• **Exercise**:
Which lines contain the string "matplotlib"? Please list every one of them.

• **Recorded information**:
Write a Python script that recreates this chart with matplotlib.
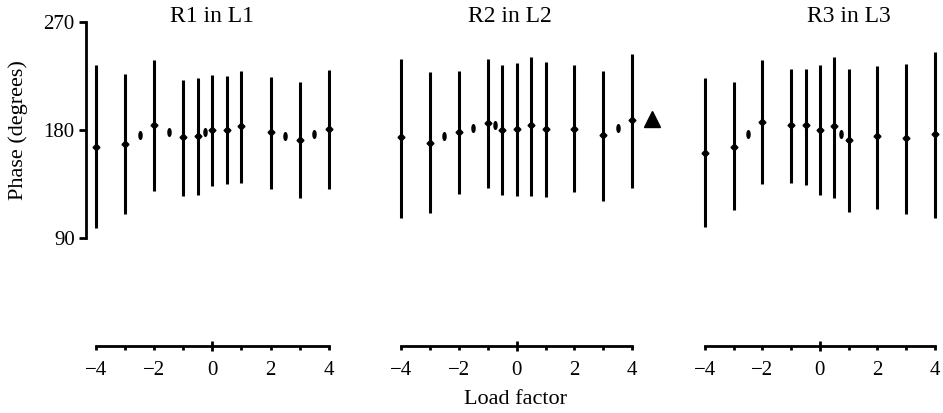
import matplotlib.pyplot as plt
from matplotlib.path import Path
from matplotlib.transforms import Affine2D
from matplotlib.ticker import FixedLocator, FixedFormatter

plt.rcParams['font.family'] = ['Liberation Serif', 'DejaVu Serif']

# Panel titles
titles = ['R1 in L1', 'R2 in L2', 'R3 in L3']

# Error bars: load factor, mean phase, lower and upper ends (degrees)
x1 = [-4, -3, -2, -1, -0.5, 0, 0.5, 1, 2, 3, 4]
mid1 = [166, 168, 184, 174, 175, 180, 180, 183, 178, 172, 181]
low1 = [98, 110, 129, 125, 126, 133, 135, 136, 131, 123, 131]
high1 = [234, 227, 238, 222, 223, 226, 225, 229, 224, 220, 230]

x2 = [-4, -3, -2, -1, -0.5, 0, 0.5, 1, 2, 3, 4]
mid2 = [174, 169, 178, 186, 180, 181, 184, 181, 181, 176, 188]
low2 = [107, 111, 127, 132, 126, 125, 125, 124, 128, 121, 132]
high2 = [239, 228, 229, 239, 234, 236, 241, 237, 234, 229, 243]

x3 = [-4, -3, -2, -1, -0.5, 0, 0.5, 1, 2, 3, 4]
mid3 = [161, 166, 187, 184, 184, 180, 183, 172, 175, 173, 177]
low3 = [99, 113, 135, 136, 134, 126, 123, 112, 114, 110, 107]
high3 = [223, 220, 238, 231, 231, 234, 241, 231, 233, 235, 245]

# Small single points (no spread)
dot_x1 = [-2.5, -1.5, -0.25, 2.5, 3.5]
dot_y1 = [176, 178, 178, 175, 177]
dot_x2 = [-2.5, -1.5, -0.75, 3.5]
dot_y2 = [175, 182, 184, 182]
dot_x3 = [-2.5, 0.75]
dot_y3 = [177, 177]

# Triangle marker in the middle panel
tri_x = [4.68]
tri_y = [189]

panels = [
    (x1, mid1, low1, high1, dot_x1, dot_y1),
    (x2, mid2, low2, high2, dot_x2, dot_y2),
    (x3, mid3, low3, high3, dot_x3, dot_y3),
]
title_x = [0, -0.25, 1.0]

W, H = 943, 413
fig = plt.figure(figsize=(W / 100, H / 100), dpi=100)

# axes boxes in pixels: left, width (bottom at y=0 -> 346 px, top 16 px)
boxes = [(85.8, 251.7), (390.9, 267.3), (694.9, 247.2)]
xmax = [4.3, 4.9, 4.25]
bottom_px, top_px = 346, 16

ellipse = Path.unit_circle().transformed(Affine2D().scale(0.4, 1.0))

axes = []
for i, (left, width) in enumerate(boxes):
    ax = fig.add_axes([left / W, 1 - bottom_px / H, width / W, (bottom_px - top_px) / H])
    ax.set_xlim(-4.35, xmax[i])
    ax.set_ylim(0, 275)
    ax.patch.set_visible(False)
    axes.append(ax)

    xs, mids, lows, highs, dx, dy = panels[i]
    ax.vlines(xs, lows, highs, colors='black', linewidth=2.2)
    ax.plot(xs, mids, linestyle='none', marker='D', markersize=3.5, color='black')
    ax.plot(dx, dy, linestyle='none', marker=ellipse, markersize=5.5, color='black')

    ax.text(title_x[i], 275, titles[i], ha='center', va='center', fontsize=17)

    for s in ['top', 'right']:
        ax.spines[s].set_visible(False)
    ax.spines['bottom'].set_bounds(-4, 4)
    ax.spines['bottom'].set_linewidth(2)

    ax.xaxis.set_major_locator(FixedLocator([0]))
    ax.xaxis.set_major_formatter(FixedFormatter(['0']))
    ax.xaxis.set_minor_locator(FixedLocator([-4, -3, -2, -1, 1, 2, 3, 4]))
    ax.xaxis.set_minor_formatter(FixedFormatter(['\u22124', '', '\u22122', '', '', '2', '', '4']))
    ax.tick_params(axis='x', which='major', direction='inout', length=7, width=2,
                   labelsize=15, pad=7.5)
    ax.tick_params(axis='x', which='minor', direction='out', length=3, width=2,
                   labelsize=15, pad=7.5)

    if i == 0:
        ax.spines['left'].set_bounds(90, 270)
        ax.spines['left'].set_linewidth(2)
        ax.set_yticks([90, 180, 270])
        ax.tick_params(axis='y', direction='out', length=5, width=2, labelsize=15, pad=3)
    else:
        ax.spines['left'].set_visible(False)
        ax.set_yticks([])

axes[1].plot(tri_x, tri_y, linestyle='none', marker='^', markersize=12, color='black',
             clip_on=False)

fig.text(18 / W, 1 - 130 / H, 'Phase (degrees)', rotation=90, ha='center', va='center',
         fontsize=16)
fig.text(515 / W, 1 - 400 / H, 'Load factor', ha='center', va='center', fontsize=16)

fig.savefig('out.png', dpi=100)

• **Solution for this task**:
Write a Python script that recreates this chart with matplotlib.
import matplotlib.pyplot as plt
from matplotlib.path import Path
from matplotlib.transforms import Affine2D
from matplotlib.ticker import FixedLocator, FixedFormatter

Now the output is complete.